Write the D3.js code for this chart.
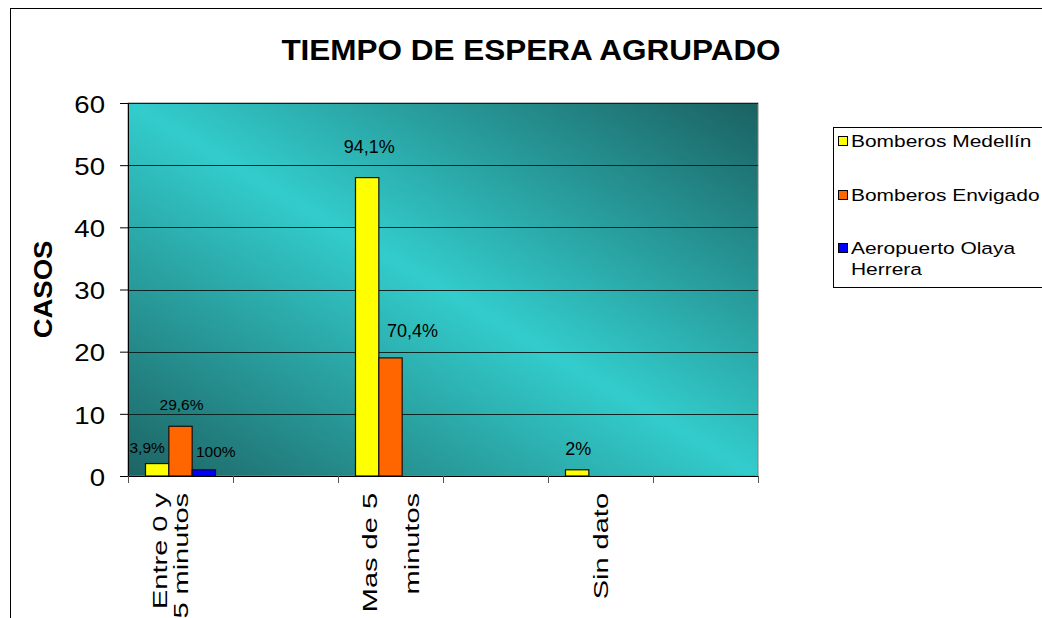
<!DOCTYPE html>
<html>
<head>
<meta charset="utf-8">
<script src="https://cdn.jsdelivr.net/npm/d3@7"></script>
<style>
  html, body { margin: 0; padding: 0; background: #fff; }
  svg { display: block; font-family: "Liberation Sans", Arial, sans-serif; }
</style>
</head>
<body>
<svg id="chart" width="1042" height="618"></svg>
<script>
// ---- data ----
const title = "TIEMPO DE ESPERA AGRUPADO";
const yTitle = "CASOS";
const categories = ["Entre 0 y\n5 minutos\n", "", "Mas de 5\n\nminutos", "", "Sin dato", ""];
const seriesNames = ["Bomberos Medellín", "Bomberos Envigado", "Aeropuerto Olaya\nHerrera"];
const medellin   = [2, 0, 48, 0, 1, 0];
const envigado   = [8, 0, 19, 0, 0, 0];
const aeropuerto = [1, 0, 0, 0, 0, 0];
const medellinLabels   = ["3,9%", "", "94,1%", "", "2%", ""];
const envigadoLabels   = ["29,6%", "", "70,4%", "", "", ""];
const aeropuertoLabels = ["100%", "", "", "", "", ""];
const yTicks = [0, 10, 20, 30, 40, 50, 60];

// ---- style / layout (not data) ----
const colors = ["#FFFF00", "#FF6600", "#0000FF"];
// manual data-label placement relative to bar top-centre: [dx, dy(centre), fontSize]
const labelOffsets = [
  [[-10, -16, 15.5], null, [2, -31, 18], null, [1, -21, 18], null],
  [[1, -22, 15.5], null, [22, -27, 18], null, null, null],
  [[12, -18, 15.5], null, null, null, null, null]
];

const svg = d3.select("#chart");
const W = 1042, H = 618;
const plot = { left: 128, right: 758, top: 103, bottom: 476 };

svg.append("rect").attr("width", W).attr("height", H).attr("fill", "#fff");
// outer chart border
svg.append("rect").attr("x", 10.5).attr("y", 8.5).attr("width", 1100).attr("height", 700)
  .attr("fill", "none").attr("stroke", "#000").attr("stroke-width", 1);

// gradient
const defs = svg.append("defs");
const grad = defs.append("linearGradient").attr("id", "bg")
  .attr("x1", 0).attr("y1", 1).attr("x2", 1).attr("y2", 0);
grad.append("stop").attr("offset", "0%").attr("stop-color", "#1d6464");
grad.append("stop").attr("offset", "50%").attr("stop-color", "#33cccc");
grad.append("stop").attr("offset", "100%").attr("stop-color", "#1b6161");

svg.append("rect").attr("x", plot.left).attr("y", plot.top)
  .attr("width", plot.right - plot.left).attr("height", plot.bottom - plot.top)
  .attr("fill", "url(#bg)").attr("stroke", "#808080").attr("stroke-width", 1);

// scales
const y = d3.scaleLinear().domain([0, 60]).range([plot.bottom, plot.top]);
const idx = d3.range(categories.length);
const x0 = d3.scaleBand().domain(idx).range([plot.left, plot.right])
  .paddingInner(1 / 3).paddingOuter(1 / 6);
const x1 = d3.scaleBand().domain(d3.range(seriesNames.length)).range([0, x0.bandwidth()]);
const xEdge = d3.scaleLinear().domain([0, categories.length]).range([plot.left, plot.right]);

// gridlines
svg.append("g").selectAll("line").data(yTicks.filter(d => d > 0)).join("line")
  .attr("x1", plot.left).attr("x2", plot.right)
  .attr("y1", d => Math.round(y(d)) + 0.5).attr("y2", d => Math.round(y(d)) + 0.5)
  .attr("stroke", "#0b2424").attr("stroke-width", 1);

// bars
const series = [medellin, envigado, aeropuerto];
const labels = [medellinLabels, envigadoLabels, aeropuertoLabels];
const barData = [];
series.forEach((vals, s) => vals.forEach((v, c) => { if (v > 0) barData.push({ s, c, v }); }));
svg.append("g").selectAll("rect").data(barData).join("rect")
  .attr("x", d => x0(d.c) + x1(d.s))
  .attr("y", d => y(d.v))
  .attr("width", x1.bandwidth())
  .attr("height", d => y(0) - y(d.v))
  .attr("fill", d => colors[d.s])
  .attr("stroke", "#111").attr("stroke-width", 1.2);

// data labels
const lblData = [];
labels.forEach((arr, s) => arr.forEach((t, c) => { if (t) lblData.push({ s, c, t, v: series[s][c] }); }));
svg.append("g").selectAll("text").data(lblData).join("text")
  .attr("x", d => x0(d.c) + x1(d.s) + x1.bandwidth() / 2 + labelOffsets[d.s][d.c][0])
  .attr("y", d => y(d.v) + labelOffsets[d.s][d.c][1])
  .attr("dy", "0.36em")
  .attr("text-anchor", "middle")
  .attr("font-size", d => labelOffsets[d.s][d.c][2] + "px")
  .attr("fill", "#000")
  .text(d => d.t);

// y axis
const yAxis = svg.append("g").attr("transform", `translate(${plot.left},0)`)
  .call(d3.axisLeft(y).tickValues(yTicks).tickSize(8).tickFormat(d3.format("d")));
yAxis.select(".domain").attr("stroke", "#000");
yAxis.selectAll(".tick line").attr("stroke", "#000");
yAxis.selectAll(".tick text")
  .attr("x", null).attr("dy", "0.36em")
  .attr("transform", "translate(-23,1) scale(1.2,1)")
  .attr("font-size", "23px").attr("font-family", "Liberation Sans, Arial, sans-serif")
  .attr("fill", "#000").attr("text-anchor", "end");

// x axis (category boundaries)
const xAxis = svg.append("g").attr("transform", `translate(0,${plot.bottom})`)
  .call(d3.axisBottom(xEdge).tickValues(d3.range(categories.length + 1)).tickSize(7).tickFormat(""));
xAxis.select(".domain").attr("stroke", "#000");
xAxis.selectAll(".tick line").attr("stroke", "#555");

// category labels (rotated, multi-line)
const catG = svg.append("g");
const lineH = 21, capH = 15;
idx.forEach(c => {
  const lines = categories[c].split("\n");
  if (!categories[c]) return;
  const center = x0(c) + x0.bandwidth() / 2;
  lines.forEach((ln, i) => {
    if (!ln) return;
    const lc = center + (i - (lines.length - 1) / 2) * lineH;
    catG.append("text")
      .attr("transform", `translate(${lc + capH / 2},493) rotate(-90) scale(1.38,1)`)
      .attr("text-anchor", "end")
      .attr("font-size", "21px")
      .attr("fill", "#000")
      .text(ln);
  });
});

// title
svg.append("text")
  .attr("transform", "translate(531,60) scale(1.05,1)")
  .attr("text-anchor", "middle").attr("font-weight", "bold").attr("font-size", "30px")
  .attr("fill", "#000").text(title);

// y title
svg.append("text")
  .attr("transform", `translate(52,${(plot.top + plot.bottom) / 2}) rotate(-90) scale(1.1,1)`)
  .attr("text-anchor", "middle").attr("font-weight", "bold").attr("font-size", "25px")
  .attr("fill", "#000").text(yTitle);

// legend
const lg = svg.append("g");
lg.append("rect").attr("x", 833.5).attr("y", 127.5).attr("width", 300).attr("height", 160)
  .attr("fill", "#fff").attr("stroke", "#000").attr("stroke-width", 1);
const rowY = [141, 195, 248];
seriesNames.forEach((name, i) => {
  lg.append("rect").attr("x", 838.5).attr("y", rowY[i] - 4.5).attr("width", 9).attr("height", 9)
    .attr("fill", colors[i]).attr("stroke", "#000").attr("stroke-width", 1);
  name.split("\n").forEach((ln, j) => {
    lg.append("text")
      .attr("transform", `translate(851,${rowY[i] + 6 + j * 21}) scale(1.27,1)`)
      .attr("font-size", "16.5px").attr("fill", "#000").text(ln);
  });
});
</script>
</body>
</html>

GIVEN TASK:
Collect every line above that contains the word "chart".

FINISHED EXERCISE:
Write the D3.js code for this chart.
<svg id="chart" width="1042" height="618"></svg>
const svg = d3.select("#chart");
// outer chart border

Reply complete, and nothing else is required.